安倍政権は放漫財政なのか?
本日はこちらの記事。
安倍政権の経済政策を批判している記事です。しかし、財政出動を訴えながらも放漫財政と批判しているというダブルスタンダードな記事。順番に見ていこうと思います。
日本経済は欧米に比べてマシなのか?
記事の最初の方は真っ当な批判をしているように思いました。
しかし、前期比の4~6月期の実質GDPの減少率だけに着目して、日本経済が受けたダメージが欧米諸国より軽微だったというのは、議論として不適切ではないだろうか。
そもそも、日本は欧米諸国よりマイナス成長が長引いているうえ、そのマイナス成長に陥る前から群を抜く低成長に喘いできたからだ。
全く持ってその通りと思います。欧米に比べるとGDPの下落幅は小さいのですが、そもそも日本は消費税増税の影響によって2019年の10~12月期にGDPが大きく下落しています。それでも景気は緩やかに回復しているという理解しがたい答弁を安倍首相、麻生大臣がしていました。
おそらく政権内では消費税増税による日本経済の落ち込みはなかったことになっており、コロナによって日本経済が落ち込んでしまった。しかし、経済対策が的確だったので、GDPの下落は欧米に比べると小さいという認識でいるのでしょう。(そう認識することで自分たちの行いが正しいと思い込んでいる)
もともとプラスだったものがマイナスに落ち込むのと(欧米)、もともとマイナスだったものがさらにマイナスになる(日本)のとでは後者の方が数字が小さく出るに決まっています。さらに日本は欧米のようにロックダウンをせずに、あくまで自粛という国民にお願いする形で感染症対策を進めてきました。そのため、欧米よりも経済に対する影響力は小さくなるのもある意味当然ではないでしょうか。
数字を良く見せて、支持率を上げたい政権の気持ちは分かりますが、そんなしょうもないことをしていないできちんと現実をみて感染症対策、経済対策をしてほしいなと思います。
今必要なのは財政出動
さまざまな統計を見ても経済が落ち込んでいるのは明らかです。第一次、第二次補正予算ではまだまだその金額が足りていなかったために経済が落ち込んでしまいました。そのため、政府には第三次補正予算を組んで、より大規模な財政出動が求められます。

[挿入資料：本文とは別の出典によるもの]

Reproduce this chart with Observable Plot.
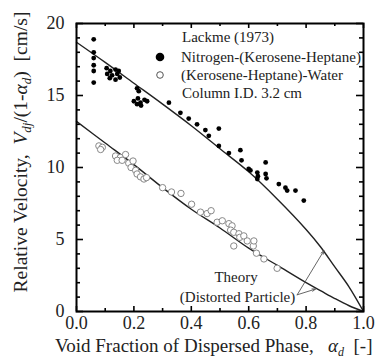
<!DOCTYPE html>
<html>
<head>
<meta charset="utf-8">
<script src="https://cdn.jsdelivr.net/npm/d3@7"></script>
<script src="https://cdn.jsdelivr.net/npm/@observablehq/plot@0.6"></script>
<style>
  html, body { margin: 0; padding: 0; background: #fff; }
  #chart { width: 388px; height: 364px; }
</style>
</head>
<body>
<div id="chart"></div>
<script>
// ---- Data ----
// Nitrogen-(Kerosene-Heptane): void fraction, relative velocity [cm/s]
const nitrogenAlpha = [0.06,0.06,0.06,0.06,0.06,0.06,0.105,0.118,0.136,0.147,0.107,0.124,0.142,0.151,0.116,0.136,
  0.211,0.217,0.20,0.214,0.223,0.237,0.225,0.211,0.246,0.322,0.362,0.391,0.42,0.449,0.461,0.496,0.496,0.531,0.571,0.575,
  0.60,0.606,0.63,0.632,0.659,0.659,0.662,0.63,0.705,0.728,0.734,0.763,0.792];
const nitrogenVr = [18.9,18.0,17.6,17.1,16.7,15.9,16.9,16.7,16.8,16.7,16.5,16.4,16.5,16.25,16.2,16.1,
  15.5,15.3,14.6,14.8,14.5,14.7,14.3,14.4,14.6,14.5,13.8,13.4,13.0,12.6,12.2,12.7,11.5,11.0,11.2,10.5,
  9.9,9.8,9.65,9.4,10.35,9.55,9.25,9.2,8.85,8.6,8.4,8.4,7.7];
// (Kerosene-Heptane)-Water
const keroAlpha = [0.078,0.09,0.084,0.136,0.153,0.171,0.142,0.159,0.182,0.197,0.19,0.206,0.211,0.223,0.235,0.244,
  0.30,0.331,0.364,0.401,0.432,0.455,0.469,0.49,0.508,0.531,0.542,0.537,0.548,0.566,0.569,0.583,0.595,0.616,0.548,
  0.618,0.627,0.653,0.699];
const keroVr = [11.5,11.4,11.25,10.8,10.7,10.9,10.5,10.5,10.3,10.45,10.0,9.8,9.55,9.35,9.2,9.3,
  8.6,8.3,8.2,7.45,6.9,6.8,7.0,6.2,6.3,6.1,5.95,5.65,5.5,5.4,5.15,5.25,4.9,4.55,4.55,
  4.9,4.05,3.65,3.0];
// Theory (distorted particle) curves
const theoryAlpha = [0,0.1,0.2,0.3,0.4,0.5,0.6,0.7,0.8,0.85,0.9,0.95,1.0];
const theoryUpper = [18.7,17.3,15.85,14.4,12.9,11.3,9.7,7.8,5.7,4.5,3.1,1.7,0];
const theoryLower = [13.2,11.7,10.2,8.6,7.1,5.8,4.4,3.2,2.0,1.45,0.9,0.4,0];
// Axis ticks
const xTicks = [0,0.2,0.4,0.6,0.8,1.0];
const xMinor = [0.1,0.3,0.5,0.7,0.9];
const yTicks = [0,5,10,15,20];
const yMinor = [1,2,3,4,6,7,8,9,11,12,13,14,16,17,18,19];
// Legend / annotation texts
const legendTitle = "Lackme (1973)";
const seriesNames = ["Nitrogen-(Kerosene-Heptane)", "(Kerosene-Heptane)-Water"];
const legendNote = "Column I.D. 3.2 cm";
const annoLabels = ["Theory", "(Distorted Particle)"];
const annoLabelAlpha = [0.556, 0.561];
const annoLabelVr = [2.36, 0.97];
const arrowStart = [0.769, 1.16];
const arrowEndAlpha = [0.862, 0.833];
const arrowEndVr = [4.22, 1.56];

// ---- Build tables ----
const nitrogen = nitrogenAlpha.map((a, i) => ({a, v: nitrogenVr[i]}));
const kero = keroAlpha.map((a, i) => ({a, v: keroVr[i]}));
const upper = theoryAlpha.map((a, i) => ({a, v: theoryUpper[i]}));
const lower = theoryAlpha.map((a, i) => ({a, v: theoryLower[i]}));
const annoText = annoLabels.map((t, i) => ({t, a: annoLabelAlpha[i], v: annoLabelVr[i]}));
const arrows = arrowEndAlpha.map((a, i) => ({x1: arrowStart[0], y1: arrowStart[1], x2: a, y2: arrowEndVr[i]}));

const FONT = "Liberation Serif, Times New Roman, serif";
const TXT = "#222";

// plot geometry (pixels) used to express tick lengths
const W = 388, H = 364, ML = 76, MR = 25, MT = 23, MB = 53;
const pxX = 1 / (W - ML - MR);      // x-units per pixel
const pxY = 20 / (H - MT - MB);     // y-units per pixel
const tick = (d, len, side) => ({d, len, side});
const xTickRows = [
  ...xTicks.map(d => tick(d, 5, "b")), ...xMinor.map(d => tick(d, 3, "b")),
  ...xTicks.map(d => tick(d, 5, "t")), ...xMinor.map(d => tick(d, 3, "t"))
];
const yTickRows = [
  ...yTicks.map(d => tick(d, 7, "l")), ...yMinor.map(d => tick(d, 4, "l")),
  ...yTicks.map(d => tick(d, 7, "r")), ...yMinor.map(d => tick(d, 4, "r"))
];

const chart = Plot.plot({
  width: W,
  height: H,
  marginLeft: ML,
  marginRight: MR,
  marginTop: MT,
  marginBottom: MB,
  style: `font-family: ${FONT}; color: ${TXT}; background: white;`,
  x: {domain: [0, 1]},
  y: {domain: [0, 20]},
  marks: [
    // inward ticks on all four sides
    Plot.ruleX(xTickRows, {x: "d", y1: r => r.side === "b" ? 0 : 20, y2: r => r.side === "b" ? r.len * pxY : 20 - r.len * pxY, stroke: "black", strokeWidth: 1.6}),
    Plot.ruleY(yTickRows, {y: "d", x1: r => r.side === "l" ? 0 : 1, x2: r => r.side === "l" ? r.len * pxX : 1 - r.len * pxX, stroke: "black", strokeWidth: 1.6}),
    // tick labels
    Plot.axisX({anchor: "bottom", ticks: xTicks, tickSize: 0, tickPadding: 5, tickFormat: d3.format(".1f"), label: null, fontSize: 18, fontFamily: FONT, fill: TXT}),
    Plot.axisY({anchor: "left", ticks: yTicks, tickSize: 0, tickPadding: 12, label: null, fontSize: 18, fontFamily: FONT, fill: TXT}),
    // theory curves
    Plot.line(upper, {x: "a", y: "v", curve: "catmull-rom", stroke: "#222", strokeWidth: 1.4}),
    Plot.line(lower, {x: "a", y: "v", curve: "catmull-rom", stroke: "#222", strokeWidth: 1.4}),
    // data
    Plot.dot(kero, {x: "a", y: "v", r: 3.2, stroke: "#888", strokeWidth: 1, fill: "white"}),
    Plot.dot(nitrogen, {x: "a", y: "v", r: 2.4, fill: "black", stroke: "none"}),
    // annotation
    Plot.arrow(arrows, {x1: "x1", y1: "y1", x2: "x2", y2: "y2", stroke: "#555", strokeWidth: 0.9, headLength: 6, headAngle: 40}),
    Plot.text(annoText, {x: "a", y: "v", text: "t", fontSize: 15, fontFamily: FONT, fill: TXT}),
    Plot.frame({stroke: "black", strokeWidth: 2})
  ]
});
chart.setAttribute("font-family", FONT);
document.getElementById("chart").appendChild(chart);

// ---- Axis titles and legend (rich text with italics/subscripts) ----
const svg = d3.select(chart);
const yl = svg.append("text")
  .attr("transform", "translate(27,152) rotate(-90)")
  .attr("text-anchor", "middle")
  .attr("font-family", FONT)
  .attr("font-size", 19.5)
  .attr("fill", TXT);
yl.append("tspan").text("Relative Velocity,\u00a0\u00a0");
yl.append("tspan").attr("font-style", "italic").text("V");
yl.append("tspan").attr("font-style", "italic").attr("font-size", 13).attr("dy", 4).text("dj");
yl.append("tspan").attr("dy", -4).text("/(1-");
yl.append("tspan").attr("font-style", "italic").text("\u03b1");
yl.append("tspan").attr("font-style", "italic").attr("font-size", 13).attr("dy", 4).text("d");
yl.append("tspan").attr("dy", -4).text(")\u00a0\u00a0[cm/s]");

const xl = svg.append("text")
  .attr("x", 55).attr("y", 352)
  .attr("text-anchor", "start")
  .attr("font-family", FONT)
  .attr("font-size", 19)
  .attr("fill", TXT);
xl.append("tspan").text("Void Fraction of Dispersed Phase,\u00a0\u00a0\u00a0");
xl.append("tspan").attr("font-style", "italic").text("\u03b1");
xl.append("tspan").attr("font-style", "italic").attr("font-size", 12).attr("dy", 4).text("d");
xl.append("tspan").attr("dy", -4).text("\u00a0\u00a0[-]");

const lg = svg.append("g").attr("font-family", FONT).attr("font-size", 15).attr("fill", TXT).attr("text-anchor", "start");
lg.append("text").attr("x", 182).attr("y", 42).text(legendTitle);
lg.append("circle").attr("cx", 160).attr("cy", 57).attr("r", 4.3).attr("fill", "black");
lg.append("text").attr("x", 181).attr("y", 62).text(seriesNames[0]);
lg.append("circle").attr("cx", 160).attr("cy", 75).attr("r", 3.3).attr("fill", "white").attr("stroke", "#555").attr("stroke-width", 1);
lg.append("text").attr("x", 181).attr("y", 80).text(seriesNames[1]);
lg.append("text").attr("x", 182).attr("y", 98).text(legendNote);
</script>
</body>
</html>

景気の悪い時こそ、財政の出番なのに、いったい何をやっていたのか。安倍政権の新型コロナ・ショック対応策の巧拙を論じるならば、こういうところにこそ実態が現れているとみるべきだろう。
記事内でも財政出動の必要性が求められています。
安倍政権は放漫財政なのか?
しかし、筆者は政府が財政出動を行えない理由をこのように述べています。
加えて、実態を伴う財政再建に踏み込まず、歴代内閣と同様に、長年にわたって放漫財政を是正できなかったことのツケも大きい。それゆえ、財政がひっ迫しており、補償を条件に営業を停止させることができない状況に陥っているのだ。
安倍政権は放漫財政だといっているのですが、実際の数字を見てみましょう。
グラフの縦棒が政府支出の増加の割合となっています。日本は欧米の中でも断トツに政府支出が少ないです。2001年と比べていますから安倍政権は「歴代内閣と同様に、長年にわたって(放漫財政とは真逆の)緊縮財政を是正できなかった」わけです。
そして横軸はGDPを表していますから、政府支出が2001年に比べて増加した国ほど、GDPが増え、国民が豊かになっているといえるでしょう。
筆者は安倍政権下でのGDPの低成長率も批判していましたが、正しくは「政府支出が足りず、緊縮財政を行い続けたためGDPが伸びていない」となります。
まとめ
野党が「安倍政権は放漫財政だ~」と批判するのは聞いたことがあり、何を言っているんだと思いましたが、経済ジャーナリストを名乗る方もおかしな批判をしてしまっていることに驚きました。財務省のご説明を受けてしまったのでしょうか…。それともテレビの見すぎなのでしょうか…。
安倍政権は緊縮財政を行ってきたという認識が広まることを祈ります。